From: Haitham Lababidi
Subject: standard output and standard error
Date: 
Message-ID: <1992Aug27.084614.10923@chemeng.ed.ac.uk>
I created a program (using DISKSAVE) which reads from standard input and
writes to standard output. The problem is that I want to differentiate between
two sorts of output. The first one is the program output which can be
directed to a file (i.e. under unix: % myprogram < input > output). The other
type include messages concerning the progress of the program which should
appear on the screen.

In LCL4.0 *standard-output* stream is equal to *error-output*. So the output
directed through any of these will make no difference. Even *terminal-io* is
the same. I don't want to direct the error output (or progress messages) to
a file because it is important for the user to see.

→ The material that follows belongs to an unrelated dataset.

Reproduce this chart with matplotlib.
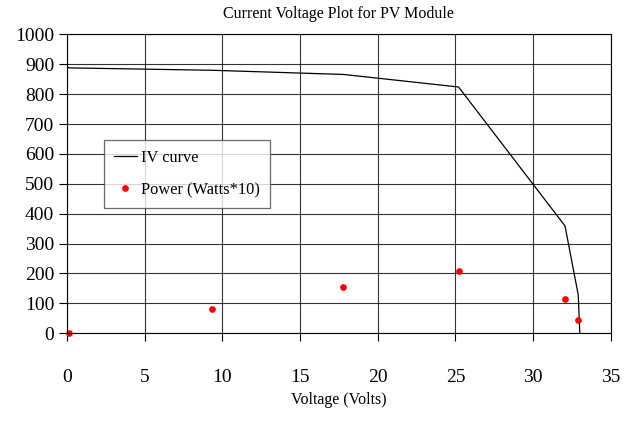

Another question: is there a way to decrease the size of the program (Lisp Image)?

Thank you in advance for your help.


+++++++++++++++++++++++++++++++++++++++++++++++++++++++++++++++++++++
    Dr. Haitham Lababidi                       Tel  +44 31 650 4862
    Department of Chemical Engineering         Email ·······@uk.ac.ed
    Edinburgh University                                              
+++++++++++++++++++++++++++++++++++++++++++++++++++++++++++++++++++++
From: Barry Margolin
Subject: Re: standard output and standard error
Date: 
Message-ID: <17ittmINNhtr@early-bird.think.com>
In article <······················@chemeng.ed.ac.uk> ·······@Chemeng.Ed.Ac.Uk writes:
>In LCL4.0 *standard-output* stream is equal to *error-output*. So the output
>directed through any of these will make no difference. Even *terminal-io* is
>the same. I don't want to direct the error output (or progress messages) to
>a file because it is important for the user to see.

The following Lucid-specific code will connect *error-output* to the Unix
stderr stream:

(defconstand unix-stderr 2)

(with-open-stream (*error-output* (make-lisp-stream :output-handle unix-stderr))
  ...)

>Another question: is there a way to decrease the size of the program (Lisp Image)?

Use the Delivery Toolkit.  It includes a treeshaker that removes unused
code.
-- 
Barry Margolin
System Manager, Thinking Machines Corp.